In South Lake Tahoe, the shy girl last seen in a pink jacket and pink stretch pants is in everyone's hearts again, this time as a grown woman, now 29, and the mother of two children fathered by her alleged abductor.
Joy that she was alive was mixed with anxiety about her physical and emotional well-being, and sadness over the loss of youth and innocence.
"I used to drive by that bus stop all the time," Sue Pritchett, a retired South Lake Tahoe middle school teacher, said while talking with a friend in Dugard's old neighborhood.
"I'm absolutely ecstatic that she's been found," Pritchett said. "But I hope she's OK."
On Friday, Sue Bush, Jaycee's fifth-grade teacher at Meyers Elementary School, recalled the nightmare that day when one of her students didn't show up.

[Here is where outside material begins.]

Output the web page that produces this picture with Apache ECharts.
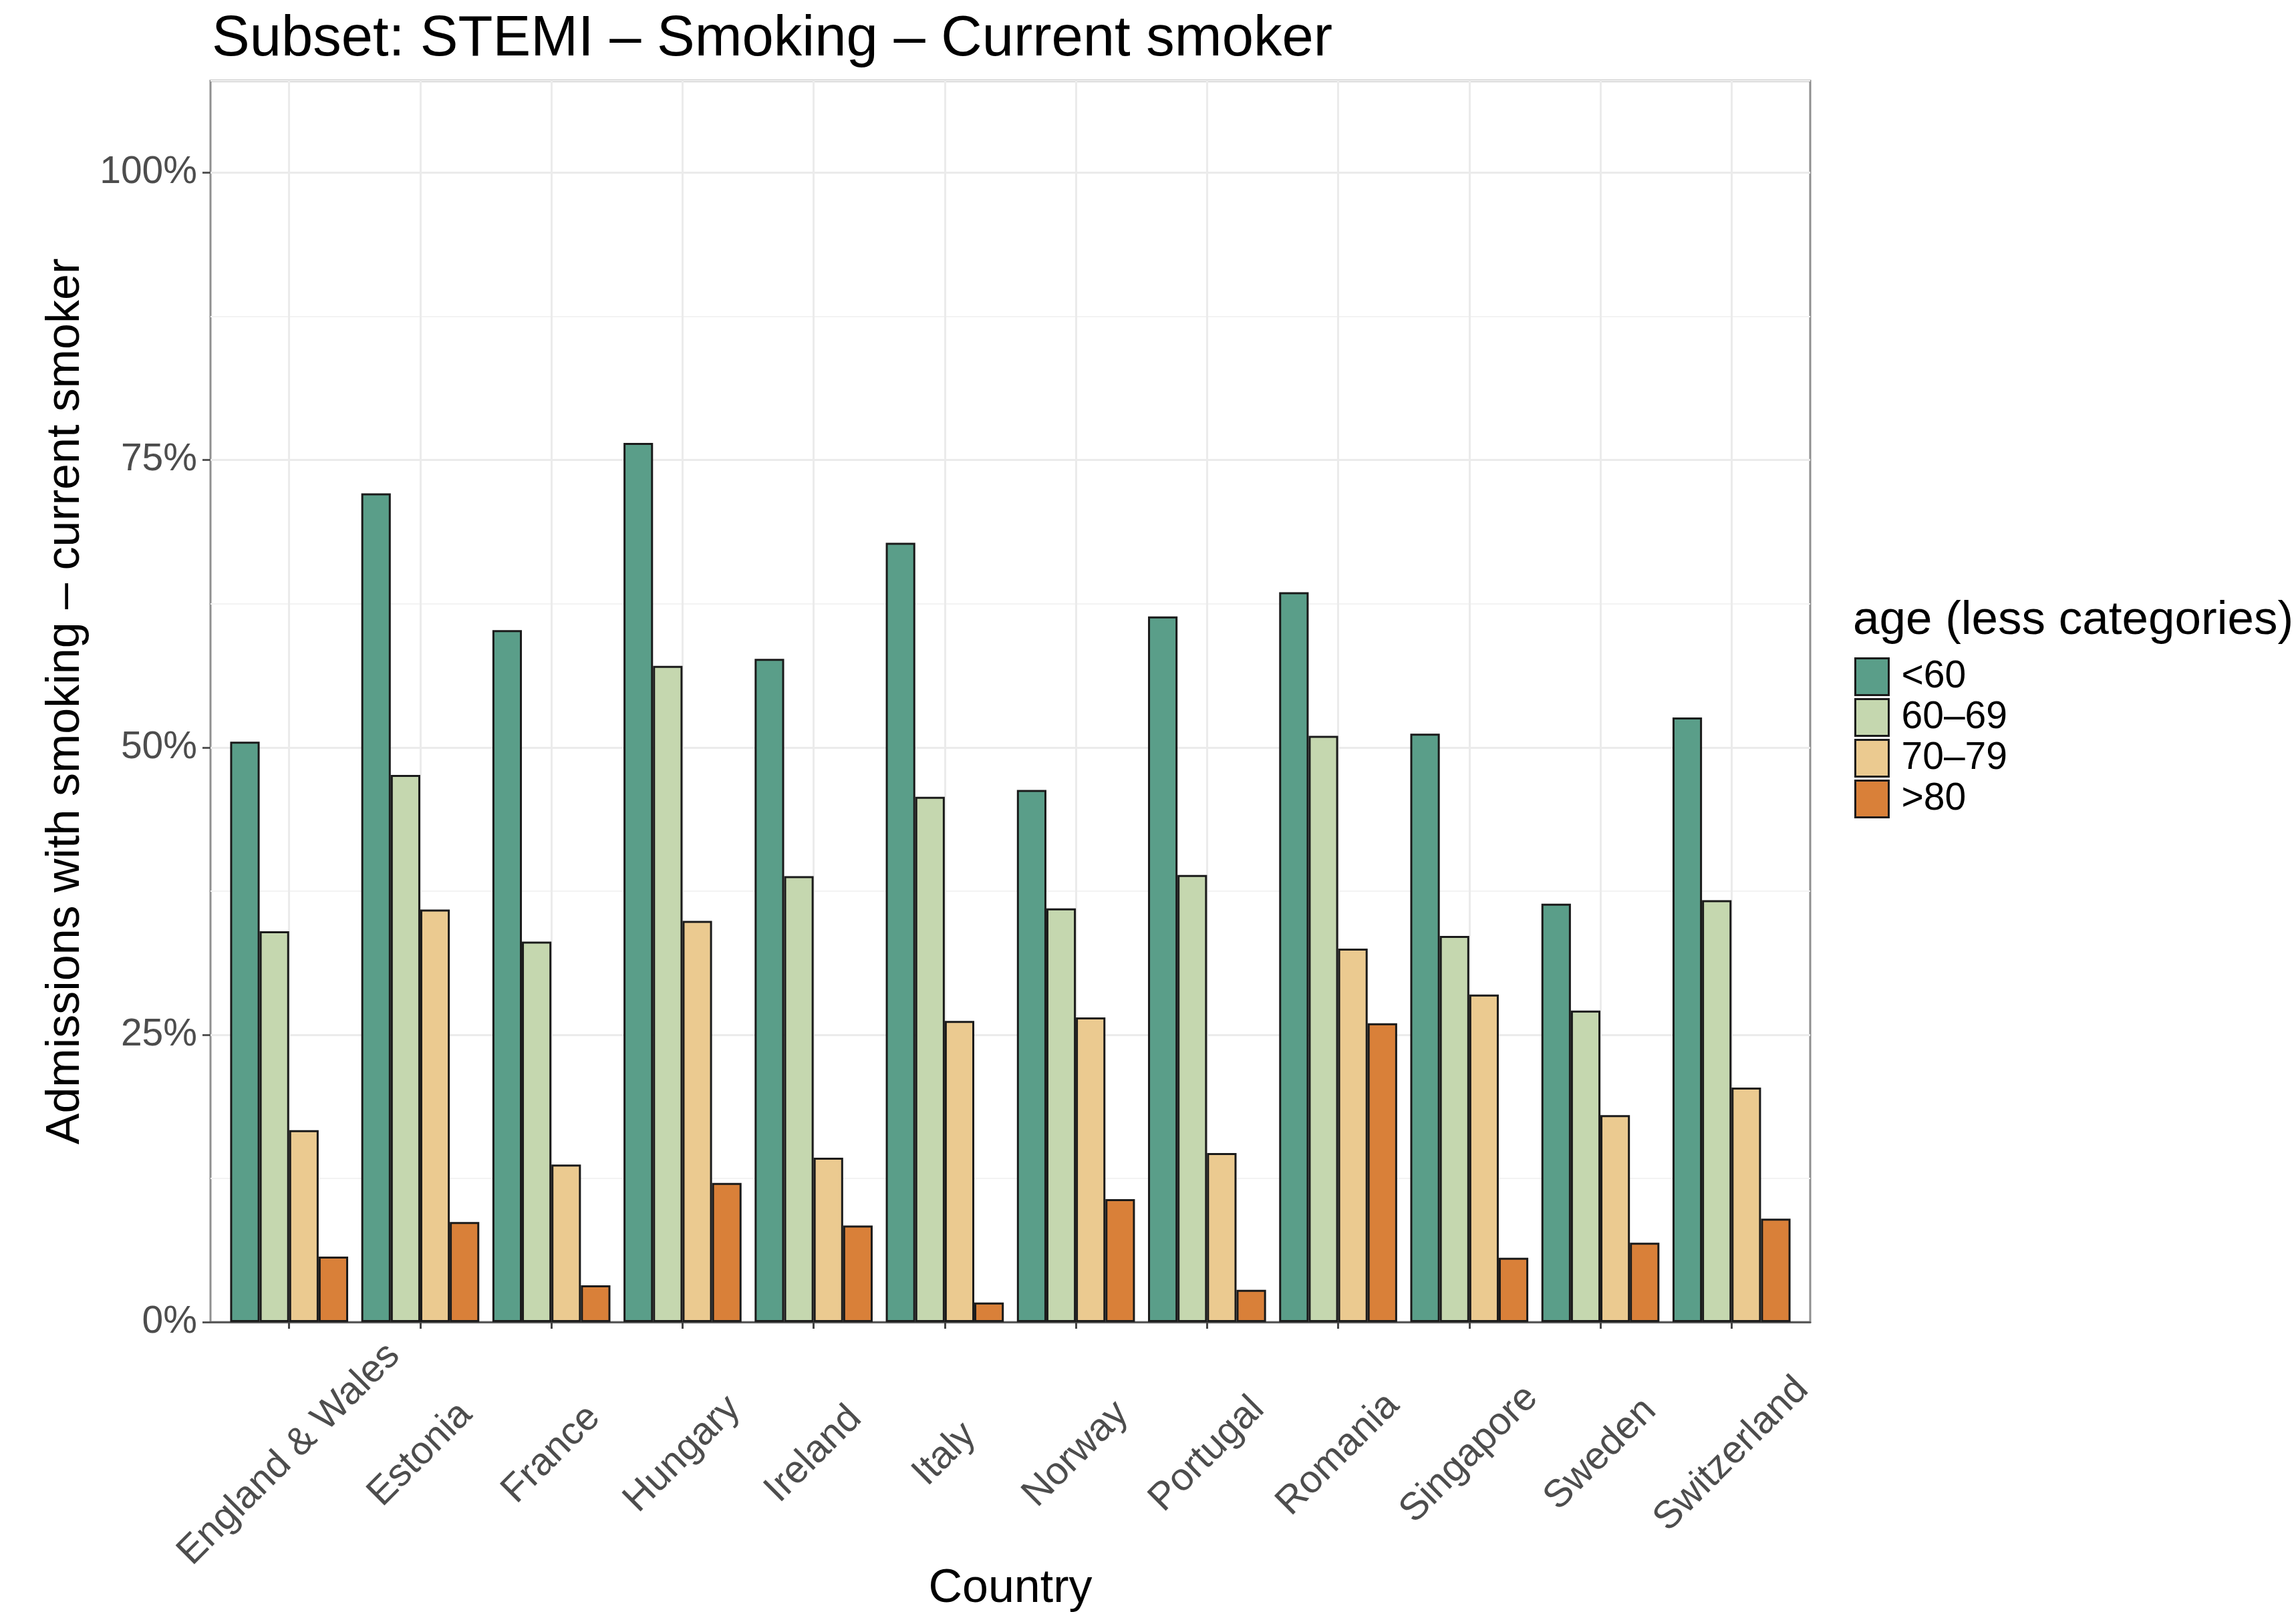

"We got the call just before class started," she told The Associated Press. "Some of the kids already knew about it because they had witnessed it at the bus stop. The kids were very agitated and upset.
"We brought in counselors, and during the week we wrote letters to Jaycee and her mom. We kept her chair and desk set up."
The school, now called Lake Tahoe Environmental Science Magnet School, has a memory garden out front, that started as Jaycee's Garden, said former Principal Karen Gillis-Tinlin.
Butterflies painted on the walls symbolize students who have died. There are four; one was for Jaycee.
James Tarwater, school district superintendent, said news of Dugard's reappearance was shocking and disturbing at the same time.
"I think about all the students I've had and watched grow during the last 18 years," he said. "You think of their potential."
Potential denied Jaycee.
Bush, her former teacher, agreed.
"We're all happy she's back. But it's a life ruined," she said sadly.
"I hope in a few weeks, months, whatever it takes, I'll actually be able to talk to Jaycee and Terry," she said. "Terry never gave up hope."
Gillis-Tinlin said Dugard's rescue "is a wonderful ending," but more importantly, "a beginning of the next segment of her life."
South Lake Tahoe, she said, will again bloom in pink bows and ribbons - this time in celebration of a life renewed.